■ Written task: Pictures are to be left out. Copy exactly the lines from the one containing "Output the LaTeX" to the one containing "-- (1073,873) -- (1073,927)", both ends kept.
=-=-=
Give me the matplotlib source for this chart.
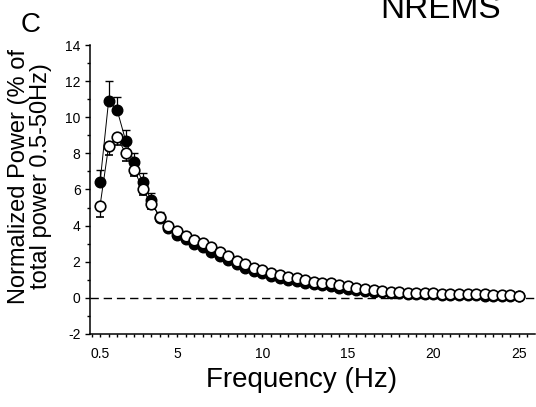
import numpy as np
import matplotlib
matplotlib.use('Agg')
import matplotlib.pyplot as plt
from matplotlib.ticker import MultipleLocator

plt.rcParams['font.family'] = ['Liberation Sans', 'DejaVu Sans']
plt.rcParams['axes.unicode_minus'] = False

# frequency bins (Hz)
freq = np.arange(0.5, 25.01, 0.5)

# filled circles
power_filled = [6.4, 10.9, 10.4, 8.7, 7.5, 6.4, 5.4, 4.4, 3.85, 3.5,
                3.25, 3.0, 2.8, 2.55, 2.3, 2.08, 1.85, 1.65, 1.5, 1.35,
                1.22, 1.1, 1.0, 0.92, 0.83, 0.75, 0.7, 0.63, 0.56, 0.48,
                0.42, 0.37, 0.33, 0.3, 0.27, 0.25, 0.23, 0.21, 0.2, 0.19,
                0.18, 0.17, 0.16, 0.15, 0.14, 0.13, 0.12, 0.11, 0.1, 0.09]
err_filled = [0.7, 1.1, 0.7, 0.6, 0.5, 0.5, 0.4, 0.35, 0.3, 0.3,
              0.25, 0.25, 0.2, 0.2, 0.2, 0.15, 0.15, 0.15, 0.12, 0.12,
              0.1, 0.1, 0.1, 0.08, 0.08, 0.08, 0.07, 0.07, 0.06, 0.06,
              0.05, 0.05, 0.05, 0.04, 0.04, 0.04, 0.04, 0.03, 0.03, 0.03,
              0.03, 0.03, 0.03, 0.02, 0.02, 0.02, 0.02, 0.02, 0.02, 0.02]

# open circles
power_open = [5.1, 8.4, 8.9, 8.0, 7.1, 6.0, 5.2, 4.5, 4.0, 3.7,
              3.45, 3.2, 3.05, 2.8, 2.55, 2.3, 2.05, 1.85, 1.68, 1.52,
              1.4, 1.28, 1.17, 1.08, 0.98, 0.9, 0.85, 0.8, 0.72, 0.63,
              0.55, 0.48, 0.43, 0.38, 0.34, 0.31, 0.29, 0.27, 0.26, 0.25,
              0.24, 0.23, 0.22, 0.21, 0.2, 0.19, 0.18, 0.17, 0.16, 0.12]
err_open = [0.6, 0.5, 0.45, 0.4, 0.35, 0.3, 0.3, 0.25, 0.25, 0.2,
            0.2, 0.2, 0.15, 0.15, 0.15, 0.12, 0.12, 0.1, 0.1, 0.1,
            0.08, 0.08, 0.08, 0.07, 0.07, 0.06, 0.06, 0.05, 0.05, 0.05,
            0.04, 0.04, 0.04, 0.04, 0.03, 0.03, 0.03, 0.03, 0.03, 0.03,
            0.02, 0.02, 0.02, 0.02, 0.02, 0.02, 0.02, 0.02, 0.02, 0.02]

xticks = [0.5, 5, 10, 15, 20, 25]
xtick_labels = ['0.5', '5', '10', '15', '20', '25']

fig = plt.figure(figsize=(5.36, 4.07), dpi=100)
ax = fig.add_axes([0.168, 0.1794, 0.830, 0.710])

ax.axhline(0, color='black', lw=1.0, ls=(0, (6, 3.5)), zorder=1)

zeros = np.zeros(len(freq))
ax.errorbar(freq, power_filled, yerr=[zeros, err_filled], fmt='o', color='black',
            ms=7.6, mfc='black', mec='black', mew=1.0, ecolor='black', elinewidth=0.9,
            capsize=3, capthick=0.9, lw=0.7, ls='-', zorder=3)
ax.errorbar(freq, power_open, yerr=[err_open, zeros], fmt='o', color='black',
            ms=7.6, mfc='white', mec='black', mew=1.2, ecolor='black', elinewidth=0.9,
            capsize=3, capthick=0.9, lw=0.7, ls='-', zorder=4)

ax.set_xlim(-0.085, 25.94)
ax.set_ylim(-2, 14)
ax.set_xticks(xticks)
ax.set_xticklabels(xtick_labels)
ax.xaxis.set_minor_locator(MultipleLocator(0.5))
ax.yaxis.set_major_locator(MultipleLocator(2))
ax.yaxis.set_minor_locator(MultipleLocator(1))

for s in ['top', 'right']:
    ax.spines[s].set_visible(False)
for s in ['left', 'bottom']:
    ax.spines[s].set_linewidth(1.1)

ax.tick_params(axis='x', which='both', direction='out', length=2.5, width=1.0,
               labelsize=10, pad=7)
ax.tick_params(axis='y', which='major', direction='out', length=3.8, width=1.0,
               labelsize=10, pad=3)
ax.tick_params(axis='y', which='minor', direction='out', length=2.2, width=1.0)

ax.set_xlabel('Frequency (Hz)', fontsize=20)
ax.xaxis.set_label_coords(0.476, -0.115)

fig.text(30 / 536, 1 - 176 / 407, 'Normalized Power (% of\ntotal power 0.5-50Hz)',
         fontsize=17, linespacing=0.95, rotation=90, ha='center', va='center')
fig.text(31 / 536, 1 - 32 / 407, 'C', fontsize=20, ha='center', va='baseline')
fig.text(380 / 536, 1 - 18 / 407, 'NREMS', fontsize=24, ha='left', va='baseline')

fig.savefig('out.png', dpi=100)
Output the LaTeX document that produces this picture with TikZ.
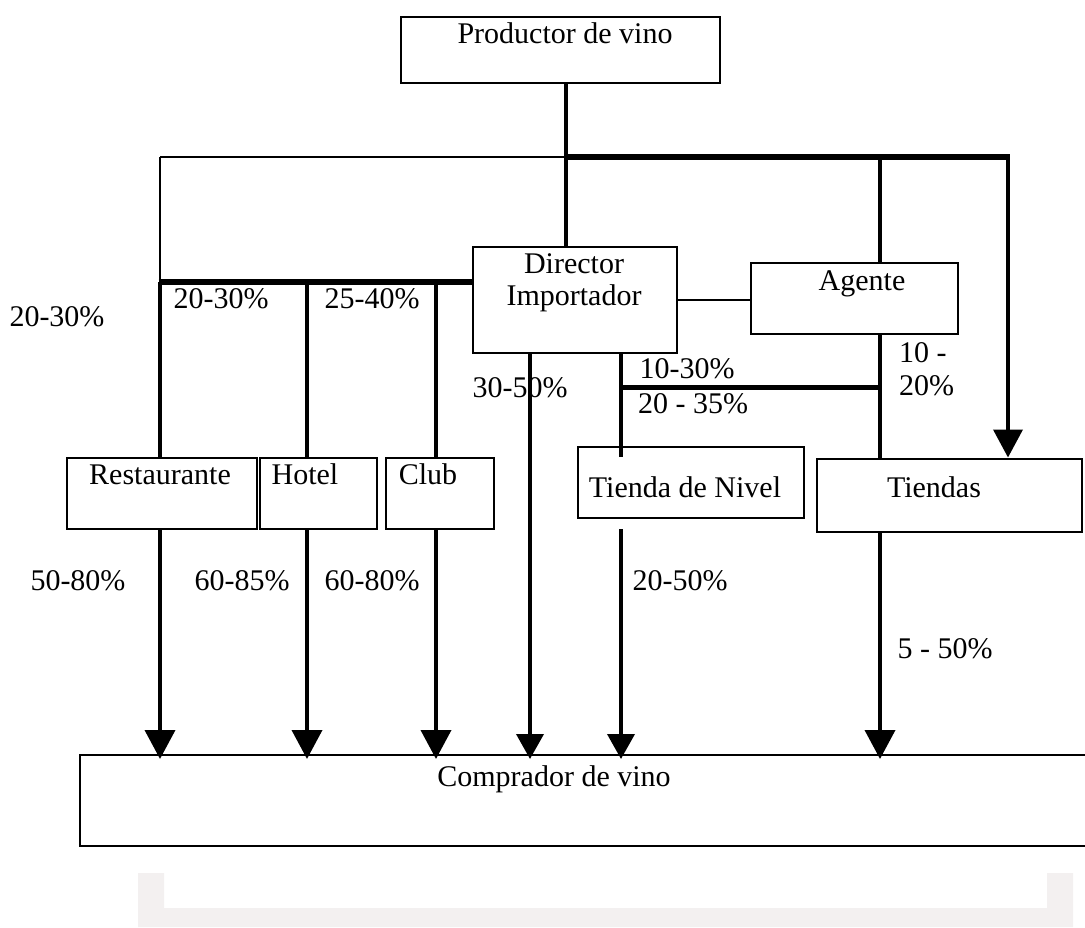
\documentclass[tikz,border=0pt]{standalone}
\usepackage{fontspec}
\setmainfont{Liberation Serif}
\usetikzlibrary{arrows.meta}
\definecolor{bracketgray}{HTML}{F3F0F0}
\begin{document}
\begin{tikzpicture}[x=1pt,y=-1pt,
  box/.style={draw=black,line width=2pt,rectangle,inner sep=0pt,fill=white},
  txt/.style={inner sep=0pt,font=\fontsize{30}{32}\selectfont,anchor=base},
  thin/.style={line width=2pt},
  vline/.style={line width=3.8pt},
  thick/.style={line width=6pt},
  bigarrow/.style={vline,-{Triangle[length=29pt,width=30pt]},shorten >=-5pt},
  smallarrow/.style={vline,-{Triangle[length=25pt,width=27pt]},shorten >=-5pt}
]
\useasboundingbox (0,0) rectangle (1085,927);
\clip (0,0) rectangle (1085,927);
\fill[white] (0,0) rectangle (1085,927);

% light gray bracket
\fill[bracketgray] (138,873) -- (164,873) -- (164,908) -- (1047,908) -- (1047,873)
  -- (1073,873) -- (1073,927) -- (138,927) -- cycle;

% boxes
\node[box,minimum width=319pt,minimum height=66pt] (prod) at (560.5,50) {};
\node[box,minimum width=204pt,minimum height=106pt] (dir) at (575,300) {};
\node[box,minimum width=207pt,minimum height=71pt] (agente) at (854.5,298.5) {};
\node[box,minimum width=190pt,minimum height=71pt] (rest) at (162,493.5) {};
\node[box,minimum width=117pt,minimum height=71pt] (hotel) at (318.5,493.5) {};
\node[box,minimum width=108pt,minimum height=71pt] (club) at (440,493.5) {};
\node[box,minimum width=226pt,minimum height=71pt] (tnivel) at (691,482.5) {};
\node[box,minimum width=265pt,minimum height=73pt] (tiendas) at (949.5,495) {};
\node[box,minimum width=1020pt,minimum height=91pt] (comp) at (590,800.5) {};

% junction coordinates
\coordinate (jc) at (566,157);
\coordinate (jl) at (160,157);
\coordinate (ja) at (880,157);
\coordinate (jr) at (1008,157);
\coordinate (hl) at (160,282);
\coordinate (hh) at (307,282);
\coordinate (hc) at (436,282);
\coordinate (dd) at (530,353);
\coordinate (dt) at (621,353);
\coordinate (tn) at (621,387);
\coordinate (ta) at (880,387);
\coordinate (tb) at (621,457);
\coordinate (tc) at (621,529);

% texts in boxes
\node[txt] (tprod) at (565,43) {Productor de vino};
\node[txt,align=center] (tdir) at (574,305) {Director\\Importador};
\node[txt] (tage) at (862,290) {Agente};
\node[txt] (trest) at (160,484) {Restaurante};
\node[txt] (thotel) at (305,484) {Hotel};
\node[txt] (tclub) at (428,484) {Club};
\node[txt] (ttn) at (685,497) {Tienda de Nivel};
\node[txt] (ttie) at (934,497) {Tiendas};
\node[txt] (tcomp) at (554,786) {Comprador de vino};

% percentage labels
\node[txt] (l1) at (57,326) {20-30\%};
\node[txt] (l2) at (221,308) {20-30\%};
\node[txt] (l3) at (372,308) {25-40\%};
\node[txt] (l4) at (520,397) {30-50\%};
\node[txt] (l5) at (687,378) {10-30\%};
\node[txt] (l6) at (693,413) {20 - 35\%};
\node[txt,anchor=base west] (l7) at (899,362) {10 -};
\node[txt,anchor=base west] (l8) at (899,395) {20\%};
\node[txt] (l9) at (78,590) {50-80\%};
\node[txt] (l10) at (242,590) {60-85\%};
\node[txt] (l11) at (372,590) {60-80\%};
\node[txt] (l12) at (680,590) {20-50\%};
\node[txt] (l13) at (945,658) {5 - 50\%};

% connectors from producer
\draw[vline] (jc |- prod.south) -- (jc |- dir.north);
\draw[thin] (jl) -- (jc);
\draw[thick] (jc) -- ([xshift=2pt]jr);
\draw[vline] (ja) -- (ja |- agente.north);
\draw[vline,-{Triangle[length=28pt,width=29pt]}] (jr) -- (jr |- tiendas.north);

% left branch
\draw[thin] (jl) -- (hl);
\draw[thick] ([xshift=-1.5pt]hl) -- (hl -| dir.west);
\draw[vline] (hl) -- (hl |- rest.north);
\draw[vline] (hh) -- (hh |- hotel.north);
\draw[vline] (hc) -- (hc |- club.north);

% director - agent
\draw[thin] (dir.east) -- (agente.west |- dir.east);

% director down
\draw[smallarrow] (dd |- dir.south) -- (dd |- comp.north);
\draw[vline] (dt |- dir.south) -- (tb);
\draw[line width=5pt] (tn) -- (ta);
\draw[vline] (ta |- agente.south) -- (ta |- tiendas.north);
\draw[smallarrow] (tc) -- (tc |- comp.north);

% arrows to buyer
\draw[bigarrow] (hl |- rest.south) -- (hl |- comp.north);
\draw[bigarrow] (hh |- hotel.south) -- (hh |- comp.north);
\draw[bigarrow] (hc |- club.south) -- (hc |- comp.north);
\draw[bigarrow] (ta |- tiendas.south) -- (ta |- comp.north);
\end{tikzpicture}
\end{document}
=-=-=
■ The output:
Output the LaTeX document that produces this picture with TikZ.
\documentclass[tikz,border=0pt]{standalone}
\usepackage{fontspec}
\setmainfont{Liberation Serif}
\usetikzlibrary{arrows.meta}
\definecolor{bracketgray}{HTML}{F3F0F0}
\begin{document}
\begin{tikzpicture}[x=1pt,y=-1pt,
  box/.style={draw=black,line width=2pt,rectangle,inner sep=0pt,fill=white},
  txt/.style={inner sep=0pt,font=\fontsize{30}{32}\selectfont,anchor=base},
  thin/.style={line width=2pt},
  vline/.style={line width=3.8pt},
  thick/.style={line width=6pt},
  bigarrow/.style={vline,-{Triangle[length=29pt,width=30pt]},shorten >=-5pt},
  smallarrow/.style={vline,-{Triangle[length=25pt,width=27pt]},shorten >=-5pt}
]
\useasboundingbox (0,0) rectangle (1085,927);
\clip (0,0) rectangle (1085,927);
\fill[white] (0,0) rectangle (1085,927);

% light gray bracket
\fill[bracketgray] (138,873) -- (164,873) -- (164,908) -- (1047,908) -- (1047,873)
  -- (1073,873) -- (1073,927) -- (138,927) -- cycle;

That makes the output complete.